Sayın Adnan Oktar'ın Peygamberimiz (sav)'in sahih hadislerine dayalı tüm samimi ve iyi niyetli anlatımları, art niyetli ve karanlık hesaplar peşindeki kişi ve çevreler tarafından SÖZDE ‘MEHDİLİK İDDİASINDA BULUNMAK’, ‘BU İDDİA İLE İNSANLARI BASKI ALTINA ALMAK’ GİBİ UYDURMA, HAYALİ, GERÇEK-DIŞI VE ÇİRKİN İDDİALARLA ÇARPITILARAK gölgelenmek istenmektedir.

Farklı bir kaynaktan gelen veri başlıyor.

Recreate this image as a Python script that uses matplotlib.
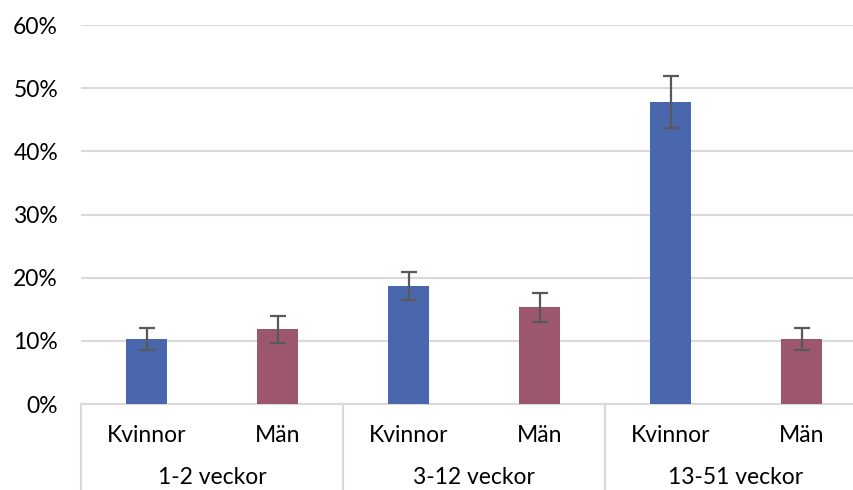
import numpy as np
import matplotlib
matplotlib.use('Agg')
import matplotlib.pyplot as plt

plt.rcParams['font.family'] = ['Lato', 'DejaVu Sans']

# data
sexes = ['Kvinnor', 'Män', 'Kvinnor', 'Män', 'Kvinnor', 'Män']
groups = ['1-2 veckor', '3-12 veckor', '13-51 veckor']
values = [10.3, 11.8, 18.7, 15.3, 47.8, 10.3]
errors = [1.8, 2.1, 2.2, 2.3, 4.1, 1.8]
colors = ['#4A66AC', '#9C566E'] * 3

fig = plt.figure(figsize=(8.54, 4.9), dpi=100)
ax = fig.add_axes([81/854, 86/490, 786/854, 379/490])

x = np.arange(len(values))
ax.bar(x, values, width=0.31, color=colors, zorder=3)
ax.errorbar(x, values, yerr=errors, fmt='none', ecolor='#595959',
            elinewidth=1.6, capsize=6, capthick=1.6, zorder=4)

ax.set_xlim(-0.5, 5.5)
ax.set_ylim(0, 60)
ax.set_yticks(np.arange(0, 61, 10))
ax.set_yticklabels([f'{v}%' for v in range(0, 61, 10)], fontsize=16.5)
ax.yaxis.grid(True, color='#D9D9D9', linewidth=1.5, zorder=0)
ax.tick_params(axis='y', length=0, pad=16.5)
ax.set_xticks([])
for s in ['left', 'right', 'top']:
    ax.spines[s].set_visible(False)
ax.spines['bottom'].set_color('#D9D9D9')
ax.spines['bottom'].set_linewidth(1.5)

# two-level category labels
trans = ax.get_xaxis_transform()
for i, s in enumerate(sexes):
    ax.text(i, -0.082, s, transform=trans, ha='center', va='center', fontsize=16.5)
for j, g in enumerate(groups):
    ax.text(2*j + 0.5, -0.195, g, transform=trans, ha='center', va='center', fontsize=16.5)
for b in [-0.5, 1.5, 3.5, 5.5]:
    ax.plot([b, b], [0, -0.23], transform=trans, color='#D9D9D9', lw=1.5, clip_on=False)

fig.savefig('out.png', dpi=100)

Konunun tüm açıklığına, şeffaflığına rağmen ortada güya şaibeli, tehlikeli, esrarengiz bir konu varmış algısı oluşturulmaya çalışılmaktadır.

Diğer yandan da Sayın Adnan Oktar hiçbir zaman ‘Mehdi olduğu’ yönünde bir iddiada bulunmadığı gibi, gerek TV’deki canlı yayın sohbet programlarında gerekse de sosyal medyadaki paylaşımları yoluyla defalarca mehdilik iddiası olmadığını dile getirmiş, ÖMRÜMÜN SONUNA KADAR ASLA BÖYLE BİR İDDİADA BULUNMAYACAĞIM ŞEKLİNDE YEMİN EDEREK bu konuyu net bir şekilde açıklamıştır:

– "BEN MEHDİ DEĞİLİM!" (https://www.haber3.com/magazin/adnan-oktar-ben-mehdi-degilim-haberi-458299)

– "MEHDİLİK İDDİAM YOK !" (https://www.dailymotion.com/video/x1y1742)

 – "BENİM MEHDİLİK İDDİAM YOK. HİÇBİR ZAMAN DA OLMAZ. DEFALARCA DA YEMİN ETTİM, YAŞAMIM BOYUNCA ASLA BÖYLE BİR İDDİADA BULUNMAYACAĞIM DİYE."(https://www.timeturk.com/tr/2013/03/09/adnan-oktar-dan-mehdilik-aciklamasi-mehdilik-alametleri-bana-uyuyor.html)




Tüm bu gerçekler dikkate alındığında, İslam tarihinde Mehdiliğin yüzyıllardır tüm Müslümanlar tarafından anlatılan ve hala anlatılmaya da devam eden bir konu olduğu açıkça görülmektedir.İslam alimleri, İlahiyatçılar, araştırmacılar, yazarlar eserlerinde ve sohbetlerinde ve halkımızın büyük bölümü de her türlü platformda Mehdiyet konusunu sık sık gündeme taşımaktadırlar.

Dolayısıyla Sayın Adnan Oktar’ın da bir Müslüman olarak inancı gereği Peygamberimiz (sav)'in sahih hadislerinden, İslam alimlerinin eserlerinden alıntılar yaparak diğer pek çok konu gibi, Mehdiyet konusunu da anlatmış olması, asla kendisinin Mehdilik iddia ettiği anlamına gelmez. 

Bu sebeple de sözde ‘Mehdiyet iddiasında bulunduğu’ veya ‘Mehdiyet konusunu gündeme getirmek suretiyle, sözde insanların dini duygularını istismar ettiği’ ve ‘çevresindeki insanların da sözde bu yüzden yanından ayrılamadıkları’ gibi mesnetsiz iddiaların HİÇBİR GERÇEKLİĞİ VE TEMELİ YOKTUR.

Sayın Adnan Oktar’ın da, MEHDİYET KONUSUNU ANLATAN YÜZLERCE MÜSLÜMANDAN HİÇBİR FARKI YOKTUR. Tüm İslam düşünürleri, yazarlar, araştırmacılar veya halkımızdan Mehdiyet konusundan bahsedenler nasıl ki ‘Mehdiyi anlatıyor’ gerekçesiyle suçlanamaz ve bunu da sözde bir baskı unsuru olarak kullandıkları iddia edilemezse, Sayın Adnan Oktar’a da Mehdiyet’ten bahsettiği için böyle bir suç isnadı yapılamaz. 

Kamuoyunun bilgisine saygılarımızla sunarız.